Go ahead, I’ll wait.
Okay, I see you’re back. That means you either read Scottaline’s piece, or you’re cheating. Frankly, I don’t care which. No judgments here, it’s just that what I’m about to say will make more sense if you’ve read Scottaline’s piece.
Scottaline has one young daughter. I have two older boys (ages 14 and 24). This makes our parenting experiences very different (Scottaline makes no reference, for example, to occasionally wanting to strangle her child). And while there are myriad differences between parenting a child you can seat on your lap, and one who is already taller than you, there are plenty of similarities between the unexpected joys she’s experiencing, and the ones I am.
Take #1. I absolutely still feel a sense of pride when one of my sons learns a new skill. But these days it’s more like striking out a batter with a high, inside fastball, or making the honor roll, or getting a driver’s license. (Okay, that last one is both pride and terror.)
Or #7. While my “little ones” don’t “giggle” a whole lot these days, seeing them smile or laugh can still be the highlight of the day. “And a snuggle and unprompted kiss?” Not gonna happen.

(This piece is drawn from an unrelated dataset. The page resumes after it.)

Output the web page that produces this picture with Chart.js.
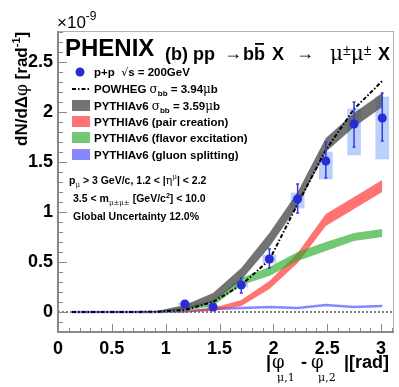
<!DOCTYPE html>
<html>
<head>
<meta charset="utf-8">
<script src="https://cdn.jsdelivr.net/npm/chart.js@4.4.1/dist/chart.umd.min.js"></script>
<style>
  html, body { margin: 0; padding: 0; background: #fff; }
  #wrap { width: 399px; height: 387px; position: relative; }
</style>
</head>
<body>
<div id="wrap"><canvas id="chart"></canvas></div>
<script>
// bin centres of |dphi| (rad)
const binX = [0.131, 0.393, 0.654, 0.916, 1.178, 1.440, 1.702, 1.963, 2.225, 2.487, 2.749, 3.011];

// PHENIX p+p data (x 1e-9)
const dataX = [1.178, 1.440, 1.702, 1.963, 2.225, 2.487, 2.749, 3.011];
const dataY = [0.08, 0.05, 0.27, 0.53, 1.13, 1.51, 1.88, 1.94];
const statLo = [0.06, 0.03, 0.19, 0.44, 0.99, 1.34, 1.65, 1.71];
const statHi = [0.10, 0.07, 0.34, 0.63, 1.28, 1.70, 2.10, 2.19];
const sysLo = [0.07, 0.04, 0.25, 0.49, 1.04, 1.33, 1.57, 1.53];
const sysHi = [0.09, 0.06, 0.29, 0.57, 1.19, 1.60, 2.03, 2.15];

// POWHEG
const powheg = [0, 0, 0, 0.003, 0.02, 0.10, 0.27, 0.52, 1.08, 1.62, 2.03, 2.31];
// PYTHIA total band
const pythiaHi = [0, 0, 0, 0.01, 0.07, 0.19, 0.44, 0.79, 1.20, 1.74, 1.99, 2.19];
const pythiaLo = [0, 0, 0, 0, 0.02, 0.10, 0.32, 0.65, 1.06, 1.60, 1.85, 2.05];
// pair creation
const pairHi = [0, 0, 0, 0, 0.01, 0.04, 0.12, 0.31, 0.59, 0.98, 1.15, 1.32];
const pairLo = [0, 0, 0, 0, 0, 0.01, 0.06, 0.23, 0.49, 0.86, 1.03, 1.20];
// flavor excitation
const flavHi = [0, 0, 0, 0.01, 0.05, 0.12, 0.34, 0.45, 0.60, 0.70, 0.79, 0.83];
const flavLo = [0, 0, 0, 0, 0.01, 0.06, 0.27, 0.36, 0.51, 0.61, 0.71, 0.75];
// gluon splitting
const gluon = [0, 0, 0, 0, 0.005, 0.03, 0.04, 0.05, 0.04, 0.07, 0.05, 0.06];

const xTicks = [0, 0.5, 1, 1.5, 2, 2.5, 3];
const yTicks = [0, 0.5, 1, 1.5, 2, 2.5];

const pts = (xs, ys) => xs.map((x, i) => ({ x: x, y: ys[i] }));

const SANS = '"Liberation Sans", Arial, sans-serif';
const SERIF = '"DejaVu Serif", serif';
const GREY = '#8a8a8a';

function rich(ctx, x, y, parts) {
    for (const p of parts) {
        ctx.font = p[1];
        ctx.fillText(p[0], x, y + (p[2] || 0));
        x += ctx.measureText(p[0]).width + (p[3] || 0);
    }
    return x;
}

// zero line, error bars, frame and texts
const PTS = 0;
const marks = {
    id: 'marks',
    beforeDatasetsDraw(chart) {
        const { ctx, chartArea: a, scales: { y } } = chart;
        const y0 = y.getPixelForValue(0);
        ctx.save();
        ctx.strokeStyle = '#000';
        ctx.lineWidth = 1;
        ctx.setLineDash([2, 2]);
        ctx.beginPath();
        ctx.moveTo(a.left, y0);
        ctx.lineTo(a.right, y0);
        ctx.stroke();
        ctx.restore();
    },
    beforeDatasetDraw(chart, args) {
        if (args.index !== PTS) return;
        const { ctx, scales: { x, y } } = chart;
        ctx.save();
        ctx.strokeStyle = '#3a3ad8';
        ctx.lineWidth = 1.5;
        dataX.forEach((v, i) => {
            const px = x.getPixelForValue(v);
            const lo = y.getPixelForValue(statLo[i]);
            const hi = y.getPixelForValue(statHi[i]);
            ctx.beginPath();
            ctx.moveTo(px, lo); ctx.lineTo(px, hi);
            ctx.moveTo(px - 1.5, lo); ctx.lineTo(px + 1.5, lo);
            ctx.moveTo(px - 1.5, hi); ctx.lineTo(px + 1.5, hi);
            ctx.stroke();
        });
        ctx.restore();
    },
    afterDraw(chart) {
        const { ctx, chartArea: a, scales: { x, y } } = chart;
        ctx.save();
        // frame
        ctx.strokeStyle = '#b0b0b0';
        ctx.lineWidth = 1;
        ctx.strokeRect(a.left + 0.5, a.top + 0.5, a.right - a.left - 1, a.bottom - a.top - 1);
        ctx.strokeStyle = GREY;
        ctx.lineWidth = 2;
        ctx.beginPath();
        ctx.moveTo(a.left, a.top); ctx.lineTo(a.left, a.bottom); ctx.lineTo(a.right, a.bottom);
        ctx.stroke();
        // ticks
        ctx.lineWidth = 1;
        ctx.beginPath();
        for (let k = -2; k <= 28; k++) {
            const py = Math.round(y.getPixelForValue(k / 10)) + 0.5;
            const len = k % 5 === 0 ? 9 : 5;
            ctx.moveTo(a.left, py); ctx.lineTo(a.left + len, py);
        }
        for (let k = 0; k <= 31; k++) {
            const px = Math.round(x.getPixelForValue(k / 10)) + 0.5;
            const len = k % 5 === 0 ? 8 : 4;
            ctx.moveTo(px, a.bottom); ctx.lineTo(px, a.bottom - len);
        }
        ctx.stroke();

        ctx.fillStyle = '#000';
        ctx.textBaseline = 'alphabetic';
        ctx.textAlign = 'left';
        // exponent
        rich(ctx, 57, 28, [['\u00d710', '17px ' + SANS], ['-9', '12px ' + SANS, -8]]);
        // title
        ctx.font = 'bold 24px ' + SANS;
        ctx.fillText('PHENIX', 65, 56);
        ctx.font = 'bold 18px ' + SANS;
        ctx.fillText('(b) pp', 165, 60);
        ctx.font = '18px ' + SANS;
        ctx.fillText('\u2192', 224, 59);
        ctx.font = 'bold 18px ' + SANS;
        ctx.fillText('b', 243, 60);
        const bw = ctx.measureText('b').width;
        ctx.fillText('b', 243 + bw, 60);
        ctx.fillRect(243 + bw + 1, 43, bw - 2, 1.8);
        ctx.fillText('X', 272, 60);
        ctx.font = '18px ' + SANS;
        ctx.fillText('\u2192', 296, 59);
        rich(ctx, 330, 60, [['\u03bc', '20px ' + SERIF], ['\u00b1', '14px ' + SANS, -5], ['\u03bc', '20px ' + SERIF], ['\u00b1', '14px ' + SANS, -5]]);
        ctx.font = 'bold 18px ' + SANS;
        ctx.fillText('X', 378, 60);

        // legend
        const B = 'bold 11.5px ' + SANS;
        const Bs = 'bold 8px ' + SANS;
        const G = '12px ' + SERIF;
        ctx.fillStyle = '#2b2bd6';
        ctx.beginPath(); ctx.arc(80, 72, 4.5, 0, Math.PI * 2); ctx.fill();
        ctx.fillStyle = '#000';
        rich(ctx, 94, 76, [['p+p  ', B], ['\u221a', '11px "DejaVu Sans"'], ['s = 200GeV', B]]);
        ctx.strokeStyle = '#000'; ctx.lineWidth = 2; ctx.setLineDash([4, 2, 1.5, 2]);
        ctx.beginPath(); ctx.moveTo(72, 89); ctx.lineTo(90, 89); ctx.stroke();
        ctx.setLineDash([]);
        rich(ctx, 94, 93, [['POWHEG ', B], ['\u03c3', G], ['bb', Bs, 3], [' = 3.94', B], ['\u03bc', G], ['b', B]]);
        const boxes = [
            ['rgba(80,80,80,0.8)', 100],
            ['rgba(255,40,40,0.65)', 116],
            ['rgba(40,170,40,0.65)', 132],
            ['rgba(70,70,255,0.65)', 149]
        ];
        boxes.forEach(b => { ctx.fillStyle = b[0]; ctx.fillRect(72, b[1], 18, 11); });
        ctx.fillStyle = '#000';
        rich(ctx, 94, 110, [['PYTHIAv6 ', B], ['\u03c3', G], ['bb', Bs, 3], [' = 3.59', B], ['\u03bc', G], ['b', B]]);
        rich(ctx, 94, 126, [['PYTHIAv6 (pair creation)', B]]);
        rich(ctx, 94, 142, [['PYTHIAv6 (flavor excitation)', B]]);
        rich(ctx, 94, 159, [['PYTHIAv6 (gluon splitting)', B]]);

        // cuts
        const N = 'bold 10.5px ' + SANS;
        const Ns = '7px ' + SERIF;
        rich(ctx, 69, 184, [['p', N], ['\u03bc', Ns, 3], [' > 3 GeV/c, 1.2 < |', N], ['\u03b7', '11px ' + SERIF], ['\u03bc', Ns, -5], ['| < 2.2', N]]);
        rich(ctx, 73, 202, [['3.5 < m', N], ['\u03bc\u00b1\u03bc\u00b1', Ns, 3], [' [GeV/c', N], ['2', 'bold 7px ' + SANS, -4], ['] < 10.0', N]]);
        rich(ctx, 73, 220, [['Global Uncertainty 12.0%', N]]);

        // x title
        const F = '18px ' + SERIF;
        const Fs = '11px ' + SERIF;
        ctx.font = 'bold 18px ' + SANS;
        ctx.fillText('|', 266, 368);
        ctx.font = F; ctx.fillText('\u03c6', 272, 368);
        ctx.font = Fs; ctx.fillText('\u03bc,1', 277, 381);
        ctx.font = 'bold 18px ' + SANS; ctx.fillText('-', 301, 368);
        ctx.font = F; ctx.fillText('\u03c6', 311, 368);
        ctx.font = Fs; ctx.fillText('\u03bc,2', 318, 381);
        ctx.font = 'bold 18px ' + SANS; ctx.fillText('|[rad]', 344, 368);

        // y title
        ctx.translate(27, 146);
        ctx.rotate(-Math.PI / 2);
        rich(ctx, 0, 0, [['dN/d\u0394', 'bold 17px ' + SANS], ['\u03c6', '17px ' + SERIF], [' [rad', 'bold 17px ' + SANS], ['-1', 'bold 11px ' + SANS, -7], [']', 'bold 17px ' + SANS]]);
        ctx.restore();
    }
};

const tickFont = { family: 'Liberation Sans', size: 18, weight: 'bold' };

new Chart(document.getElementById('chart'), {
    type: 'line',
    data: {
        datasets: [
            {
                label: 'p+p', type: 'scatter', data: pts(dataX, dataY), order: 0,
                pointRadius: 4.5, pointBackgroundColor: '#2b2bd6', pointBorderWidth: 0, showLine: false
            },
            {
                label: 'POWHEG', data: pts(binX, powheg), order: 1,
                borderColor: '#000', borderWidth: 2, borderDash: [4, 2, 1.5, 2], pointRadius: 0, fill: false
            },
            {
                label: 'PYTHIA hi', data: pts(binX, pythiaHi), order: 2,
                borderWidth: 0, pointRadius: 0, fill: false
            },
            {
                label: 'PYTHIAv6', data: pts(binX, pythiaLo), order: 2,
                borderWidth: 0, pointRadius: 0, fill: '-1', backgroundColor: 'rgba(80,80,80,0.8)'
            },
            {
                label: 'flavor hi', data: pts(binX, flavHi), order: 3,
                borderWidth: 0, pointRadius: 0, fill: false
            },
            {
                label: 'flavor excitation', data: pts(binX, flavLo), order: 3,
                borderWidth: 0, pointRadius: 0, fill: '-1', backgroundColor: 'rgba(40,170,40,0.65)'
            },
            {
                label: 'pair hi', data: pts(binX, pairHi), order: 4,
                borderWidth: 0, pointRadius: 0, fill: false
            },
            {
                label: 'pair creation', data: pts(binX, pairLo), order: 4,
                borderWidth: 0, pointRadius: 0, fill: '-1', backgroundColor: 'rgba(255,40,40,0.65)'
            },
            {
                label: 'gluon splitting', data: pts(binX, gluon), order: 5,
                borderColor: 'rgba(70,70,255,0.65)', borderWidth: 2.5, pointRadius: 0, fill: false
            },
            {
                label: 'sys', type: 'bar', order: 6,
                data: dataX.map((x, i) => ({ x: x, y: [sysLo[i], sysHi[i]] })),
                backgroundColor: 'rgba(100,150,250,0.45)', borderWidth: 0, barThickness: 13
            }
        ]
    },
    options: {
        responsive: true,
        maintainAspectRatio: false,
        animation: false,
        layout: { padding: { top: 31, right: 5, left: 0, bottom: 0 } },
        plugins: { legend: { display: false }, tooltip: { enabled: false } },
        scales: {
            x: {
                type: 'linear', min: 0, max: 3.12, offset: false,
                grid: { display: false, drawTicks: false }, border: { display: false },
                afterBuildTicks: s => { s.ticks = xTicks.map(v => ({ value: v })); },
                afterFit: s => { s.height = 55; },
                ticks: { font: tickFont, color: '#000', padding: 6, maxRotation: 0, autoSkip: false, callback: v => String(v) }
            },
            y: {
                type: 'linear', min: -0.2, max: 2.81,
                grid: { display: false, drawTicks: false }, border: { display: false },
                afterBuildTicks: s => { s.ticks = yTicks.map(v => ({ value: v })); },
                afterFit: s => { s.width = 58; },
                ticks: { font: tickFont, color: '#000', padding: 5, autoSkip: false, callback: v => String(v) }
            }
        }
    },
    plugins: [marks]
});
</script>
</body>
</html>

Good news regarding #3; you eventually get your sleep back. As they became teenagers, both my boys took to hibernating, especially on weekends. It’s great, trust me.
I agree with Scottaline’s closing sentiment. Yes, parenting is hard. And it gets harder. “It’s the most difficult and important task any of us will undertake.” Yep, and it gets more difficult. Or at least, the difficulties have a different flavor.
Parenting is a journey, and we’re all at different points of it. As the years go by, the challenges can become daunting—especially when the temper tantrums come laced with profanity--I hope Scottaline will find it reassuring to know, however, that some things never change.